● RECORDS PROVIDED:
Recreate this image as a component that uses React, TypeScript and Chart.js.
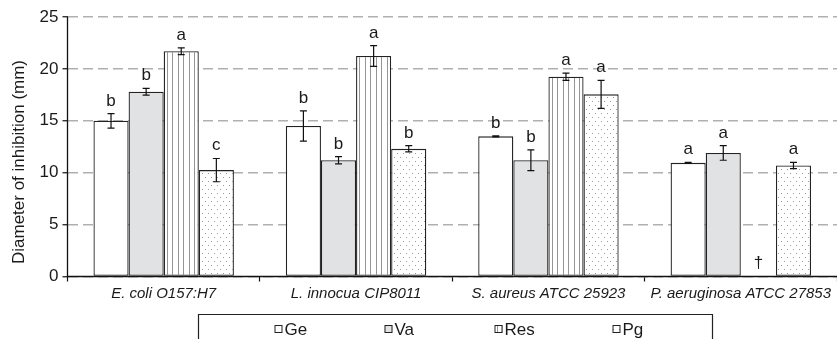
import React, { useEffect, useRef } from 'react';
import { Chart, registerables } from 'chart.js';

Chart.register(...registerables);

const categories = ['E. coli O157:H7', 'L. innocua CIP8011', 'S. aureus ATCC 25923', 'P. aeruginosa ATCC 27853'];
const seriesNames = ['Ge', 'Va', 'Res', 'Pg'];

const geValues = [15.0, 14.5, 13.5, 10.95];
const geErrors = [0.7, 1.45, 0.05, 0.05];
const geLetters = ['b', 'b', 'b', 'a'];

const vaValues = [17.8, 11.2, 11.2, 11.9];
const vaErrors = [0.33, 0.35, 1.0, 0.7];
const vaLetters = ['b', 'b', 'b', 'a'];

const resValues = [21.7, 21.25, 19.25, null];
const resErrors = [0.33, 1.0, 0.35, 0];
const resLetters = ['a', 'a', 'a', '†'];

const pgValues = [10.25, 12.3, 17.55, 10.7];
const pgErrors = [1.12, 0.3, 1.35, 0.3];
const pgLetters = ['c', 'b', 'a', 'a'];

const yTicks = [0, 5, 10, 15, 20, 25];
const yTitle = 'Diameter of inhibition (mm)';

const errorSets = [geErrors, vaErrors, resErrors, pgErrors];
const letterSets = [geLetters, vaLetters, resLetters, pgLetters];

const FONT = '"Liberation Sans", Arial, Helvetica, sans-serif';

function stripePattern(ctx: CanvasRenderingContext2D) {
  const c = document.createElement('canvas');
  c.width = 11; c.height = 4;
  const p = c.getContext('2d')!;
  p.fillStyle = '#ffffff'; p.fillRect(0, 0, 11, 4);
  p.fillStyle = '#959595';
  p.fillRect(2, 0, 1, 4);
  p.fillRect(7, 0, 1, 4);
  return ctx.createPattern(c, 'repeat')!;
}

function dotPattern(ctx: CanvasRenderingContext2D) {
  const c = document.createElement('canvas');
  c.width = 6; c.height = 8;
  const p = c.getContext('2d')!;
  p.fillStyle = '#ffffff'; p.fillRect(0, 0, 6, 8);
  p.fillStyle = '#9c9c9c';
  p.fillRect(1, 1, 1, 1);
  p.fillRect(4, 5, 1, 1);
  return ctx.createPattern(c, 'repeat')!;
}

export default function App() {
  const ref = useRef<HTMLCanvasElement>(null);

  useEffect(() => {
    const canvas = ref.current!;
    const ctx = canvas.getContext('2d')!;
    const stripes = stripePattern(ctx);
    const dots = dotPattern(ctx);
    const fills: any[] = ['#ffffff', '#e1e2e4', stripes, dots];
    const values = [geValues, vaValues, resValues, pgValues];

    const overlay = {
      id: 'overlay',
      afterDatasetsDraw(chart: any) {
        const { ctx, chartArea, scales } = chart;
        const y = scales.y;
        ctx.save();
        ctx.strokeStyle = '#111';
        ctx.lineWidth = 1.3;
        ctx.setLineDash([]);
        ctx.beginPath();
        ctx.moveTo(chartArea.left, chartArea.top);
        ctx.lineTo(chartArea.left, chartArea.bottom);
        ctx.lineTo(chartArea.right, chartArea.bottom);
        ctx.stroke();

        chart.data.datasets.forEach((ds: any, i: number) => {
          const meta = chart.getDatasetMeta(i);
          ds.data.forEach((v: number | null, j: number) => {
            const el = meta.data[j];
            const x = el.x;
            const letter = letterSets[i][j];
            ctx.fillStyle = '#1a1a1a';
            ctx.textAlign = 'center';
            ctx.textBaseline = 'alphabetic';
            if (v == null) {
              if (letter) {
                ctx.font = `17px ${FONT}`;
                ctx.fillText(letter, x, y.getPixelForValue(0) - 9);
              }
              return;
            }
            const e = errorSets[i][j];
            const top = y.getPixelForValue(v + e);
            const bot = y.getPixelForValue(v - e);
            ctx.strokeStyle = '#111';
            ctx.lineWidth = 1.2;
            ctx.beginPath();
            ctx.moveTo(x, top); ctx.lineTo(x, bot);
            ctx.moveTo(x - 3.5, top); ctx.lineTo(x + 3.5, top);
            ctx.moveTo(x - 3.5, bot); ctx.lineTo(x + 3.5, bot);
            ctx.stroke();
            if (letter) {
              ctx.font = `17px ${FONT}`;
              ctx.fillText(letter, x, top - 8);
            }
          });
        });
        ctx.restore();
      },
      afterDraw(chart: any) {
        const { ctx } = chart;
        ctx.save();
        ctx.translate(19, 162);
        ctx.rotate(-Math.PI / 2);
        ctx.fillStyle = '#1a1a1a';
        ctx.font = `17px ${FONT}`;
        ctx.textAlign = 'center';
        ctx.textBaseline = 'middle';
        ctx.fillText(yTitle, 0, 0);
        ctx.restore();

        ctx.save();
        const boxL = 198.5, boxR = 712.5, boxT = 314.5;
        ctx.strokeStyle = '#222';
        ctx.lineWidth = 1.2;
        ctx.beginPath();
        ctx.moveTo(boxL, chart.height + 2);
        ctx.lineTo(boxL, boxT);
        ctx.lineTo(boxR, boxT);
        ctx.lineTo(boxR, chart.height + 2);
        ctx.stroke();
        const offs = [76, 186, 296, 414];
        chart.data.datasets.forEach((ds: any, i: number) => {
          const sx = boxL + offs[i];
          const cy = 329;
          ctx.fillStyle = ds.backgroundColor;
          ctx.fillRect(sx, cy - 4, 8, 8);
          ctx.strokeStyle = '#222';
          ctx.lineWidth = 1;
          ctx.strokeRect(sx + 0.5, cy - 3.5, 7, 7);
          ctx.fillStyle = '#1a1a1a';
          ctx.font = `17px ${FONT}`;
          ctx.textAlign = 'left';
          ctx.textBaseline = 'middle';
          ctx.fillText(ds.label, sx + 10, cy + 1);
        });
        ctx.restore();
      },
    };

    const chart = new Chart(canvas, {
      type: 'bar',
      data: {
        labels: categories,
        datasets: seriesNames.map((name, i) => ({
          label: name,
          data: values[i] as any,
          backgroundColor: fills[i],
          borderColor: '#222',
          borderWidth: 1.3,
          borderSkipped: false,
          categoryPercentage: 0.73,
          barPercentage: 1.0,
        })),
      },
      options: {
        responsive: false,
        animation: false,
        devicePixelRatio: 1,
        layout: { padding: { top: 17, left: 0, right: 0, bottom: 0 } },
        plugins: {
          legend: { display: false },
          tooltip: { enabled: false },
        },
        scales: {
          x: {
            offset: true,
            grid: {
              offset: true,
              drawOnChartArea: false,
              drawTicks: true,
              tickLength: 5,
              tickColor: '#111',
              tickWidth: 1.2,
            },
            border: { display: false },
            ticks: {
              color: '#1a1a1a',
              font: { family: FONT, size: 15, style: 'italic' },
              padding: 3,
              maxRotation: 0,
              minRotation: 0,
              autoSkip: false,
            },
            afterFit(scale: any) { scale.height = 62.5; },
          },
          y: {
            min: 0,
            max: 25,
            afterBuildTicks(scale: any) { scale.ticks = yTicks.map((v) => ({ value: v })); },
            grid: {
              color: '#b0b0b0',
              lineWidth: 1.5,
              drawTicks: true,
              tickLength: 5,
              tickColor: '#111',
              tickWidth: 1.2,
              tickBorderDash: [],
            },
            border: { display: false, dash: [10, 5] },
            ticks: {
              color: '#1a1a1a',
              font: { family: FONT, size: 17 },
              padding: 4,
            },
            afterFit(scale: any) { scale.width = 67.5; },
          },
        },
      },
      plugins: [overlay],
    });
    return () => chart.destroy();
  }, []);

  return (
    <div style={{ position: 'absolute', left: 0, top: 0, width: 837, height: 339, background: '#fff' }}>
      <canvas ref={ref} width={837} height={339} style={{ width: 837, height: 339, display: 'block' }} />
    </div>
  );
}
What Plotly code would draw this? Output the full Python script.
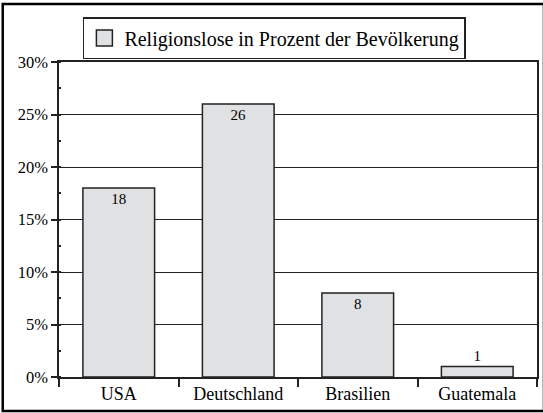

● TASK DESCRIPTION: Identify every line holding the word "this" and copy it out.

● FINISHED TASK:
Recreate this image as a component that uses React, TypeScript and Chart.js.
What Plotly code would draw this? Output the full Python script.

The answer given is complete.